STORED DATA -
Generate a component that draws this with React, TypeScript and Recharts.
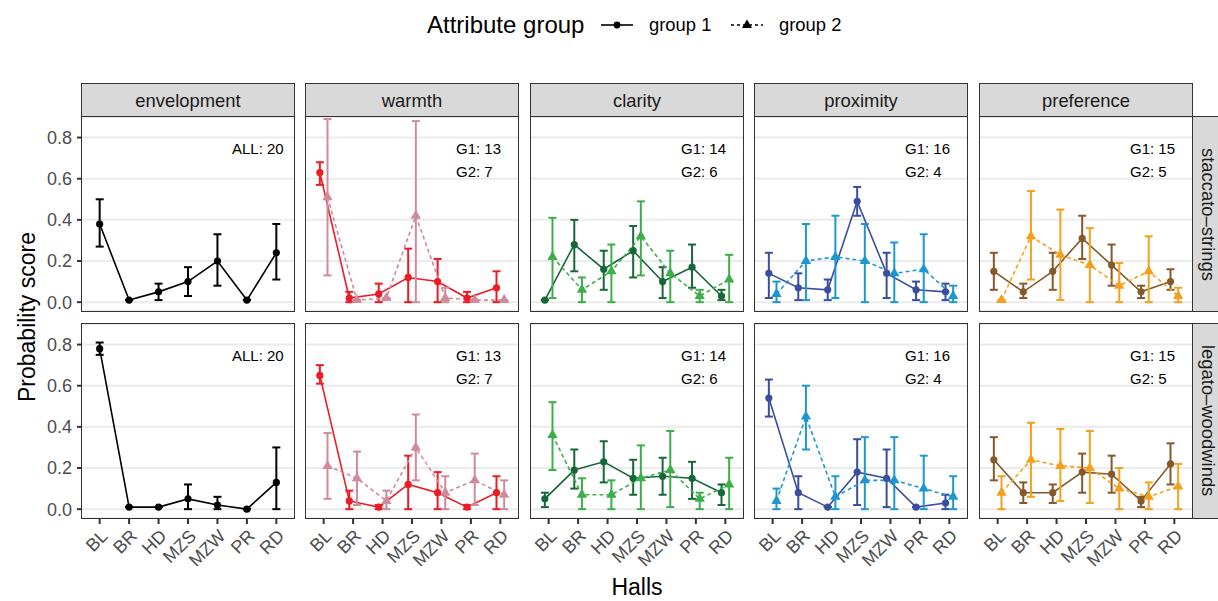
import { CartesianGrid, ErrorBar, Line, LineChart, XAxis, YAxis } from "recharts";

type Stat = [number, number, number]; // mean, lower, upper

const halls = ["BL", "BR", "HD", "MZS", "MZW", "PR", "RD"];
const attributes = ["envelopment", "warmth", "clarity", "proximity", "preference"];
const programs = ["staccato–strings", "legato–woodwinds"];
const groupNames = ["group 1", "group 2"];
const yTicks = [0, 0.2, 0.4, 0.6, 0.8];
const xTicks = [1, 2, 3, 4, 5, 6, 7];
const countLabels = [["ALL: 20"], ["G1: 13", "G2: 7"], ["G1: 14", "G2: 6"], ["G1: 16", "G2: 4"], ["G1: 15", "G2: 5"]];

// group 1 / group 2 colours per attribute
const colors1 = ["#000000", "#ED1C24", "#17673A", "#3A4EA0", "#87592A"];
const colors2 = ["#000000", "#CE8C9A", "#3BAF4A", "#1C98CF", "#F5A01C"];

// staccato-strings
const stacEnvelopment: Stat[] = [[0.38, 0.27, 0.5], [0.01, 0.01, 0.01], [0.05, 0.01, 0.09], [0.1, 0.03, 0.17], [0.2, 0.08, 0.33], [0.01, 0.01, 0.01], [0.24, 0.11, 0.38]];
const stacWarmth1: Stat[] = [[0.63, 0.57, 0.68], [0.02, 0, 0.05], [0.04, 0, 0.09], [0.12, 0, 0.26], [0.1, 0, 0.21], [0.02, 0, 0.05], [0.07, 0, 0.15]];
const stacWarmth2: Stat[] = [[0.51, 0.13, 0.89], [0.01, 0.01, 0.01], [0.02, 0.02, 0.02], [0.42, 0, 0.88], [0.02, 0, 0.07], [0.01, 0.01, 0.01], [0.01, 0.01, 0.01]];
const stacClarity1: Stat[] = [[0.01, 0.01, 0.01], [0.28, 0.15, 0.4], [0.16, 0.06, 0.25], [0.25, 0.12, 0.37], [0.1, 0.02, 0.17], [0.17, 0.07, 0.28], [0.03, 0.01, 0.06]];
const stacClarity2: Stat[] = [[0.22, 0.02, 0.41], [0.06, 0, 0.12], [0.15, 0, 0.28], [0.32, 0.13, 0.49], [0.14, 0, 0.25], [0.03, 0, 0.06], [0.11, 0, 0.23]];
const stacProximity1: Stat[] = [[0.14, 0.02, 0.24], [0.07, 0.01, 0.14], [0.06, 0.01, 0.11], [0.49, 0.42, 0.56], [0.14, 0.02, 0.24], [0.06, 0.01, 0.1], [0.05, 0.01, 0.09]];
const stacProximity2: Stat[] = [[0.04, 0, 0.1], [0.2, 0.01, 0.38], [0.22, 0.02, 0.42], [0.2, 0, 0.38], [0.14, 0, 0.29], [0.16, 0, 0.33], [0.03, 0, 0.08]];
const stacPreference1: Stat[] = [[0.15, 0.06, 0.24], [0.05, 0.02, 0.09], [0.15, 0.06, 0.24], [0.31, 0.21, 0.42], [0.18, 0.08, 0.28], [0.05, 0.02, 0.08], [0.1, 0.06, 0.16]];
const stacPreference2: Stat[] = [[0.01, 0.01, 0.01], [0.32, 0.11, 0.54], [0.23, 0.01, 0.45], [0.18, 0, 0.36], [0.08, 0, 0.19], [0.15, 0, 0.32], [0.03, 0, 0.07]];

// legato-woodwinds
const legEnvelopment: Stat[] = [[0.78, 0.75, 0.81], [0.01, 0.01, 0.01], [0.01, 0.01, 0.01], [0.05, 0, 0.12], [0.02, 0, 0.06], [0, 0, 0], [0.13, 0, 0.3]];
const legWarmth1: Stat[] = [[0.65, 0.61, 0.7], [0.04, 0, 0.09], [0.01, 0, 0.02], [0.12, 0, 0.26], [0.08, 0, 0.18], [0.01, 0, 0.02], [0.08, 0, 0.16]];
const legWarmth2: Stat[] = [[0.21, 0.05, 0.37], [0.15, 0.02, 0.28], [0.04, 0, 0.09], [0.3, 0.14, 0.46], [0.08, 0, 0.16], [0.14, 0.02, 0.27], [0.07, 0, 0.14]];
const legClarity1: Stat[] = [[0.05, 0.01, 0.08], [0.19, 0.1, 0.29], [0.23, 0.13, 0.33], [0.15, 0.07, 0.24], [0.16, 0.07, 0.25], [0.15, 0.05, 0.23], [0.08, 0.02, 0.12]];
const legClarity2: Stat[] = [[0.36, 0.19, 0.52], [0.07, 0, 0.15], [0.07, 0, 0.14], [0.15, 0, 0.31], [0.19, 0.01, 0.38], [0.05, 0, 0.08], [0.12, 0, 0.25]];
const legProximity1: Stat[] = [[0.54, 0.45, 0.63], [0.08, 0, 0.16], [0.01, 0.01, 0.01], [0.18, 0.02, 0.34], [0.15, 0.01, 0.29], [0.01, 0.01, 0.01], [0.03, 0, 0.07]];
const legProximity2: Stat[] = [[0.04, 0, 0.1], [0.45, 0.29, 0.6], [0.06, 0, 0.16], [0.14, 0, 0.35], [0.14, 0, 0.35], [0.1, 0, 0.26], [0.06, 0, 0.16]];
const legPreference1: Stat[] = [[0.24, 0.14, 0.35], [0.08, 0.03, 0.13], [0.08, 0.03, 0.12], [0.18, 0.08, 0.27], [0.17, 0.08, 0.26], [0.04, 0.01, 0.06], [0.22, 0.12, 0.32]];
const legPreference2: Stat[] = [[0.08, 0, 0.16], [0.24, 0.06, 0.42], [0.21, 0.04, 0.39], [0.2, 0.03, 0.38], [0.1, 0, 0.2], [0.06, 0, 0.13], [0.11, 0, 0.22]];

const group1Rows: Stat[][][] = [
  [stacEnvelopment, stacWarmth1, stacClarity1, stacProximity1, stacPreference1],
  [legEnvelopment, legWarmth1, legClarity1, legProximity1, legPreference1],
];
const group2Rows: (Stat[] | null)[][] = [
  [null, stacWarmth2, stacClarity2, stacProximity2, stacPreference2],
  [null, legWarmth2, legClarity2, legProximity2, legPreference2],
];

const FONT = '"Liberation Sans", Arial, Helvetica, sans-serif';
const PANEL_W = 212;
const PANEL_H = 194;
const COL_X = [82, 306, 531, 755, 980];
const ROW_Y = [117, 324];
const Y_AXIS_W = 50;
const X_AXIS_H = 70;
const DODGE = 0.13;

const toData = (stats: Stat[], shift: number) =>
  stats.map(([m, lo, hi], i) => ({ x: i + 1 + shift, y: m, err: [m - lo, hi - m] }));

const circleDot = (color: string) => (p: any) => (
  <circle key={`c${p.index}`} cx={p.cx} cy={p.cy} r={3.6} fill={color} stroke="none" />
);

const triangleDot = (color: string) => (p: any) => {
  const r = 6;
  const pts = `${p.cx},${p.cy - r} ${p.cx + r * 0.866},${p.cy + r / 2} ${p.cx - r * 0.866},${p.cy + r / 2}`;
  return <polygon key={`t${p.index}`} points={pts} fill={color} stroke="none" />;
};

const HallTick = (p: any) => {
  const { x, y, payload } = p;
  return (
    <text x={x} y={y} dy="0.72em" textAnchor="end" transform={`rotate(-45 ${x} ${y})`} fill="#4D4D4D" fontSize={18} fontFamily={FONT}>
      {halls[payload.value - 1]}
    </text>
  );
};

function Panel({ row, col }: { row: number; col: number }) {
  const g1 = group1Rows[row][col];
  const g2 = group2Rows[row][col];
  const left = col === 0 ? Y_AXIS_W : 0;
  const bottom = row === 1 ? X_AXIS_H : 0;
  return (
    <div style={{ position: "absolute", left: COL_X[col] - left, top: ROW_Y[row] }}>
      <LineChart width={PANEL_W + left} height={PANEL_H + bottom} margin={{ top: 0, right: 0, bottom: 0, left: 0 }}>
        <CartesianGrid vertical={false} stroke="#EBEBEB" strokeWidth={2} />
        <XAxis
          type="number"
          dataKey="x"
          domain={[0.4, 7.6]}
          ticks={xTicks}
          interval={0}
          hide={row === 0}
          height={bottom}
          axisLine={false}
          tickLine={{ stroke: "#333333", strokeWidth: 2 }}
          tickSize={6}
          tickMargin={4}
          tick={<HallTick />}
        />
        <YAxis
          type="number"
          domain={[-0.043, 0.9]}
          ticks={yTicks}
          interval={0}
          allowDataOverflow
          hide={col !== 0}
          width={left}
          axisLine={false}
          tickLine={{ stroke: "#333333", strokeWidth: 2 }}
          tickSize={5}
          tickMargin={5}
          tick={{ fill: "#4D4D4D", fontSize: 18, fontFamily: FONT }}
          tickFormatter={(v: number) => v.toFixed(1)}
        />
        <Line
          data={toData(g1, g2 ? -DODGE : 0)}
          dataKey="y"
          type="linear"
          stroke={colors1[col]}
          strokeWidth={1.6}
          dot={circleDot(colors1[col])}
          activeDot={false}
          isAnimationActive={false}
        >
          <ErrorBar dataKey="err" direction="y" width={4} stroke={colors1[col]} strokeWidth={2} isAnimationActive={false} />
        </Line>
        {g2 && (
          <Line
            data={toData(g2, DODGE)}
            dataKey="y"
            type="linear"
            stroke={colors2[col]}
            strokeWidth={1.6}
            strokeDasharray="4 3"
            dot={triangleDot(colors2[col])}
            activeDot={false}
            isAnimationActive={false}
          >
            <ErrorBar dataKey="err" direction="y" width={4} stroke={colors2[col]} strokeWidth={2} isAnimationActive={false} />
          </Line>
        )}
      </LineChart>
      <div
        style={{
          position: "absolute",
          left: left - 1,
          top: -1,
          width: PANEL_W + 2,
          height: PANEL_H + 2,
          boxSizing: "border-box",
          border: "1.6px solid #333333",
          pointerEvents: "none",
        }}
      />
      <div style={{ position: "absolute", left: left + 150, top: 20, fontSize: 15, lineHeight: "23px", color: "#000" }}>
        {countLabels[col].map((t) => (
          <div key={t}>{t}</div>
        ))}
      </div>
    </div>
  );
}

function LegendKey({ dashed }: { dashed: boolean }) {
  return (
    <svg width={34} height={20}>
      <line x1={1} y1={10} x2={33} y2={10} stroke="#000" strokeWidth={1.6} strokeDasharray={dashed ? "3 3" : undefined} />
      {dashed ? (
        <polygon points="17,4.5 22,13 12,13" fill="#000" />
      ) : (
        <circle cx={17} cy={10} r={3.4} fill="#000" />
      )}
    </svg>
  );
}

export default function App() {
  return (
    <div
      style={{
        position: "absolute",
        left: 0,
        top: 0,
        width: 1218,
        height: 601,
        overflow: "hidden",
        background: "#fff",
        fontFamily: FONT,
      }}
    >
      <style>{".recharts-surface { overflow: visible; }"}</style>
      {/* legend */}
      <div style={{ position: "absolute", left: 427, top: 10, fontSize: 24, lineHeight: "30px", color: "#000" }}>Attribute group</div>
      <div style={{ position: "absolute", left: 600, top: 15 }}>
        <LegendKey dashed={false} />
      </div>
      <div style={{ position: "absolute", left: 649, top: 13, fontSize: 18.4, lineHeight: "24px" }}>{groupNames[0]}</div>
      <div style={{ position: "absolute", left: 730, top: 15 }}>
        <LegendKey dashed />
      </div>
      <div style={{ position: "absolute", left: 779, top: 13, fontSize: 18.4, lineHeight: "24px" }}>{groupNames[1]}</div>

      {/* column strips */}
      {attributes.map((a, c) => (
        <div
          key={a}
          style={{
            position: "absolute",
            left: COL_X[c] - 1,
            top: 83,
            width: PANEL_W + 2,
            height: 35,
            boxSizing: "border-box",
            border: "1.6px solid #333333",
            background: "#D9D9D9",
            color: "#1A1A1A",
            fontSize: 18.4,
            display: "flex",
            alignItems: "center",
            justifyContent: "center",
          }}
        >
          {a}
        </div>
      ))}

      {/* row strips */}
      {programs.map((p, r) => (
        <div
          key={p}
          style={{
            position: "absolute",
            left: 1192,
            top: ROW_Y[r] - 1,
            width: 32,
            height: PANEL_H + 2,
            boxSizing: "border-box",
            border: "1.6px solid #333333",
            background: "#D9D9D9",
            color: "#1A1A1A",
            fontSize: 18.4,
            display: "flex",
            alignItems: "center",
            justifyContent: "center",
          }}
        >
          <span style={{ writingMode: "vertical-rl", lineHeight: "20px" }}>{p}</span>
        </div>
      ))}

      {[0, 1].map((r) => attributes.map((a, c) => <Panel key={`${r}-${a}`} row={r} col={c} />))}

      {/* axis titles */}
      <div
        style={{
          position: "absolute",
          left: 27,
          top: 317,
          transform: "translate(-50%, -50%) rotate(-90deg)",
          fontSize: 23,
          whiteSpace: "nowrap",
        }}
      >
        Probability score
      </div>
      <div
        style={{
          position: "absolute",
          left: 637,
          top: 587,
          transform: "translate(-50%, -50%)",
          fontSize: 23,
          whiteSpace: "nowrap",
        }}
      >
        Halls
      </div>
    </div>
  );
}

WHAT THE EXERCISE ASKS - Repeat, exactly and in full, each line from the start of the data to the line that contains "type Stat = [number, number, number];". Pictures do not go in.

RESULT OF THE EXERCISE -
Generate a component that draws this with React, TypeScript and Recharts.
import { CartesianGrid, ErrorBar, Line, LineChart, XAxis, YAxis } from "recharts";

type Stat = [number, number, number]; // mean, lower, upper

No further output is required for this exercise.